Our tradition teaches that on Yom Kippur the sins we
have committed against God will be forgiven if we are truly repentant. The sins
we commit against others, however, cannot be forgiven unless and until we have
asked those whom we have wronged to forgive us. In many ways, this is one of the most
difficult aspects of Cheshbon Ha-nefesh –
taking an inventory/accounting of our souls. It means that we have to take risks by
reaching out to others. We may encounter
resistance, anger, or resentment.
Sometimes it is impossible to reach out to others – and yet, it is our
duty to do all that we can to assess whether or not reconciliation is possible. If there is even the slightest hope then we
need to try - even if we fail.
Each of us is involved in many kinds of relationships
– from families and loved ones, to work associates, to acquaintances we see
only occasionally. Our tradition teaches
that every person with whom we come in contact helps us to understand the
profound truth that all humanity is created in the image of God. As such, all our interactions with others –
from the most intimate to the merely mundane – contain the potential for
holiness. If we approach them from this
perspective, then maintaining healthy relationships takes on a sacred dimension.
The following questions are designed to make us think
about the current status of the many different relationships in our lives. Again,
this is by no means a complete list.
Hopefully it will provide you with a starting point for strengthening
the relationships in your lives.
1. Have I set aside time to let the most important people
in my life know how much I care about them?

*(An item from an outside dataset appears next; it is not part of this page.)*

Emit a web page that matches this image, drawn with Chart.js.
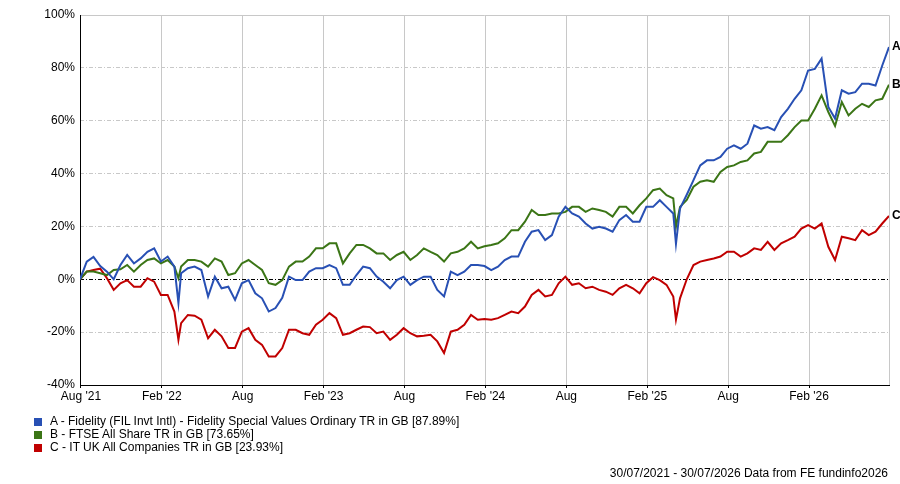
<!DOCTYPE html>
<html>
<head>
<meta charset="utf-8">
<script src="https://cdn.jsdelivr.net/npm/chart.js@4/dist/chart.umd.min.js"></script>
<style>
  body { margin: 0; background: #fff; font-family: "Liberation Sans", Arial, sans-serif; }
  #wrap { position: relative; width: 900px; height: 484px; }
  #chart { position: absolute; left: 0; top: 0; }
  .leg { position: absolute; left: 34px; font-size: 12px; line-height: 13px; color: #000; white-space: nowrap; }
  .leg span { display: inline-block; width: 8px; height: 8px; margin-right: 8px; vertical-align: -1px; }
  #foot { position: absolute; right: 12px; top: 467px; font-size: 12px; line-height: 13px; color: #000; }
</style>
</head>
<body>
<div id="wrap">
  <canvas id="chart" width="900" height="484"></canvas>
  <div class="leg" style="top:415px"><span style="background:#2850b4"></span>A - Fidelity (FIL Invt Intl) - Fidelity Special Values Ordinary TR in GB [87.89%]</div>
  <div class="leg" style="top:428px"><span style="background:#3b7516"></span>B - FTSE All Share TR in GB [73.65%]</div>
  <div class="leg" style="top:441px"><span style="background:#c00000"></span>C - IT UK All Companies TR in GB [23.93%]</div>
  <div id="foot">30/07/2021 - 30/07/2026 Data from FE fundinfo2026</div>
</div>
<script>
// months since 30/07/2021
const months = [
  0, 0.5, 1, 1.5, 2, 2.5, 3, 3.5, 4, 4.5, 5, 5.5,
  6, 6.5, 7, 7.3, 7.5, 8, 8.5, 9, 9.5, 10, 10.5, 11, 11.5,
  12, 12.5, 13, 13.5, 14, 14.5, 15, 15.5, 16, 16.5, 17, 17.5,
  18, 18.5, 19, 19.5, 20, 20.5, 21, 21.5, 22, 22.5, 23, 23.5,
  24, 24.5, 25, 25.5, 26, 26.5, 27, 27.5, 28, 28.5, 29, 29.5,
  30, 30.5, 31, 31.5, 32, 32.5, 33, 33.5, 34, 34.5, 35, 35.5,
  36, 36.5, 37, 37.5, 38, 38.5, 39, 39.5, 40, 40.5, 41, 41.5,
  42, 42.5, 43, 43.5, 44, 44.2, 44.5, 45, 45.5, 46, 46.5, 47, 47.5,
  48, 48.5, 49, 49.5, 50, 50.5, 51, 51.5, 52, 52.5, 53, 53.5,
  54, 54.5, 55, 55.5, 56, 56.5, 57, 57.5, 58, 58.5, 59, 59.5,
  60
];

// A - Fidelity Special Values (%)
const seriesA = [
  0, 6.7, 8.5, 5, 2.9, 0, 5.4, 9.2, 6, 7.9, 10.4, 11.7,
  6.7, 8.6, 4.8, -9, 2.3, 4.2, 4.8, 3.5, -6.5, 1.0, -3.4, -2.8, -7.8,
  -1.5, -0.3, -5.3, -7.2, -12.2, -10.9, -7, 1.0, -0.3, -0.3, 2.9, 4.2,
  4.2, 5.4, 4.2, -2.1, -2.1, 1.6, 4.8, 4.2, 1.0, -0.9, -3.4, -0.3,
  1.0, -2.1, -0.3, 1.0, 1.0, -4.0, -6.5, 2.9, 1.6, 2.9, 5.4, 5.4,
  5, 3.5, 4.8, 7.3, 8.6, 8.6, 14.2, 18.0, 18.6, 14.8, 16.7, 23.7,
  27.4, 24.9, 23.7, 21.1, 19.2, 19.9, 19.2, 18.0, 22.4, 24.3, 21.8, 21.8,
  27.4, 27.4, 29.9, 27.4, 24.9, 13.4, 26.8, 32, 37.5, 43.1, 45.0, 45.0, 46.3,
  49.4, 50.7, 49.4, 51.3, 58.2, 57.0, 57.6, 56.4, 61.4, 64.5, 68.3, 71.5,
  79.0, 79.6, 83.5, 65.2, 60.8, 71.5, 70.2, 70.8, 74.0, 74.0, 73.3, 80.9,
  87.89
];

// B - FTSE All Share (%)
const seriesB = [
  0, 2.9, 2.9, 2.3, 1.6, 3.5, 3.8, 5.4, 2.9, 5.4, 7.3, 7.9,
  6.0, 7.3, 4.8, 0.4, 4.8, 7.3, 7.3, 6.7, 4.8, 7.9, 6.7, 1.6, 2.3,
  6.0, 7.3, 5.4, 3.5, -1.5, -2.1, -0.3, 4.8, 6.7, 6.7, 8.6, 11.7,
  11.7, 13.6, 13.6, 6.0, 9.8, 13.0, 13.0, 11.7, 9.8, 9.8, 7.3, 9.2,
  10.4, 7.3, 9.2, 11.7, 10.4, 9.2, 6.7, 9.8, 10.4, 11.7, 14.2, 11.7,
  12.5, 13.0, 13.6, 15.5, 18.6, 18.6, 21.8, 26.2, 24.3, 24.3, 24.9, 24.9,
  25.5, 27.4, 27.4, 25.5, 26.8, 26.2, 25.5, 23.7, 27.4, 27.4, 24.9, 28.0,
  30.6, 33.7, 34.3, 31.8, 30.6, 19.9, 27.4, 30, 35.0, 36.9, 37.5, 36.9, 40.6,
  42.5, 43.1, 44.4, 45.0, 47.6, 48.2, 52.0, 52.0, 52.0, 54.5, 57.6, 60.1,
  60.1, 64.5, 69.6, 63.3, 58, 67.1, 62.0, 64.5, 66.4, 65.2, 67.7, 68.3,
  73.65
];

// C - IT UK All Companies (%)
const seriesC = [
  0, 2.9, 3.5, 4.0, 0.4, -4.0, -1.5, -0.3, -2.8, -2.8, 0.4, -0.9,
  -5.9, -5.9, -12.2, -22.9, -16.6, -13.5, -13.8, -15.3, -22.3, -19.1, -21.6, -26.0, -26.0,
  -19.8, -18.5, -22.9, -24.8, -29.2, -29.2, -26, -19.1, -19.1, -20.4, -21.0, -17.2,
  -15.3, -12.8, -14.7, -21.0, -20.4, -19.1, -17.9, -18.1, -20.4, -19.8, -22.9, -21.0,
  -18.5, -20.4, -21.6, -21.4, -21.0, -23.5, -27.9, -19.8, -19.1, -17.2, -13.5, -15.3,
  -15, -15.3, -14.7, -13.5, -12.2, -12.8, -10.3, -5.9, -4.0, -6.5, -5.9, -1.5,
  1.0, -2.1, -1.5, -3.4, -2.8, -4.0, -4.7, -5.9, -3.4, -2.1, -3.4, -5.3,
  -1.5, 0.8, -0.3, -2.1, -6.5, -15.3, -7.2, 0, 5.4, 6.7, 7.3, 7.9, 8.6,
  10.4, 10.4, 8.6, 9.8, 11.7, 11.1, 14.2, 11.1, 13.6, 14.8, 16.1, 19.2,
  20.5, 19.2, 21.1, 12.3, 7.3, 16.1, 15.5, 14.8, 18.6, 16.7, 18.0, 21.1,
  23.93
];

const seriesLetters = ['A', 'B', 'C'];
const seriesColors = ['#2850b4', '#3b7516', '#c00000'];

// x axis ticks (1st of Aug / Feb, in months since start)
const tickPos = [0.07, 6.07, 12.07, 18.07, 24.07, 30.07, 36.07, 42.07, 48.07, 54.07];
const tickLabels = ["Aug '21", "Feb '22", "Aug", "Feb '23", "Aug", "Feb '24", "Aug", "Feb '25", "Aug", "Feb '26"];

const FONT = '"Liberation Sans", Arial, sans-serif';

function toPoints(vals) {
  return months.map((m, i) => ({ x: m, y: vals[i] }));
}

// frame: left axis line, top and right grey borders
const framePlugin = {
  id: 'frame',
  beforeDatasetsDraw(chart) {
    const { ctx, chartArea: a } = chart;
    ctx.save();
    ctx.lineWidth = 1;
    ctx.strokeStyle = '#c8c8c8';
    ctx.beginPath();
    ctx.moveTo(a.left, a.top + 0.5);
    ctx.lineTo(a.right + 0.5, a.top + 0.5);
    ctx.lineTo(a.right + 0.5, a.bottom);
    ctx.stroke();
    ctx.strokeStyle = '#000';
    ctx.beginPath();
    ctx.moveTo(a.left + 0.5, a.top);
    ctx.lineTo(a.left + 0.5, a.bottom);
    ctx.stroke();
    ctx.restore();
  }
};

// series letters at line ends
const endLabels = {
  id: 'endLabels',
  afterDatasetsDraw(chart) {
    const ctx = chart.ctx;
    ctx.save();
    ctx.font = 'bold 12px ' + FONT;
    ctx.fillStyle = '#000';
    ctx.textAlign = 'left';
    ctx.textBaseline = 'middle';
    chart.data.datasets.forEach((ds, i) => {
      const pts = chart.getDatasetMeta(i).data;
      const last = pts[pts.length - 1];
      ctx.fillText(seriesLetters[i], last.x + 3, last.y);
    });
    ctx.restore();
  }
};

new Chart(document.getElementById('chart').getContext('2d'), {
  type: 'line',
  data: {
    datasets: [seriesA, seriesB, seriesC].map((s, i) => ({
      label: seriesLetters[i],
      data: toPoints(s),
      borderColor: seriesColors[i],
      borderWidth: 2,
      pointRadius: 0,
      tension: 0,
      fill: false
    }))
  },
  options: {
    responsive: false,
    animation: false,
    layout: { padding: { top: 15, right: 11, bottom: 77, left: 0 } },
    plugins: { legend: { display: false }, tooltip: { enabled: false } },
    scales: {
      x: {
        type: 'linear',
        min: 0,
        max: 60,
        afterBuildTicks: (scale) => { scale.ticks = tickPos.map(v => ({ value: v })); },
        afterFit: (scale) => { scale.height = 22; },
        ticks: {
          autoSkip: false,
          maxRotation: 0,
          padding: 1,
          color: '#000',
          font: { family: FONT, size: 12 },
          callback: (v, i) => tickLabels[i]
        },
        grid: { color: '#c8c8c8', lineWidth: 1, tickColor: '#000', tickLength: 3 },
        border: { color: '#000', width: 1 }
      },
      y: {
        min: -40,
        max: 100,
        afterFit: (scale) => { scale.width = 80; },
        ticks: {
          stepSize: 20,
          padding: 5,
          color: '#000',
          font: { family: FONT, size: 12 },
          callback: (v) => v + '%'
        },
        grid: {
          drawTicks: false,
          lineWidth: 1,
          color: (c) => {
            const v = c.tick ? c.tick.value : null;
            if (v === 0) return '#000';
            if (v === 100 || v === -40) return 'rgba(0,0,0,0)';
            return '#c8c8c8';
          }
        },
        border: { display: false, dash: [4, 2, 1, 2] }
      }
    }
  },
  plugins: [framePlugin, endLabels]
});
</script>
</body>
</html>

2. Have I taken part in any business or personal
transactions this past year that were against my religious, moral or ethical
principles?
3. Have I done all that I could to repair damaged
relationships in my life?
4. Have I ignored or been impatient with those I love the
most?
5. Are there people I have wronged that I need to ask to
forgive me?
6. Will I be able to forgive those who come to me to ask
for my forgiveness?
7. Are there people that I need to forgive who will not
acknowledge that they have hurt me? (This is, perhaps, the most difficult
question of all…)
Again - these questions are in no way complete. They are designed to help all of us to begin
the process of looking deep within ourselves and our souls as we enter the
month of Elul. Some of them are repeated from previous years. Again, we want to
hear from you. If you have thoughts, questions or comments about anything, we
encourage you to let us know. Feel free to contact any of the Clergy at Temple
if you want to explore any of these questions further. These questions will
also be posted on my blog, the Temple Emanuel website (www.emanueldenver.org) ,
and our Facebook page. I also encourage you to attend the “4 Weeks of Elul Study Sessions” every Thursday afternoon from
5:30-6:30 at Temple. Last week was our
first class and was filled with eager and joyous learners. You don’t have to come
to every class to find them meaningful.
May you utilize these and all your questions to help
you gain a better understanding of your personal and professional relationships.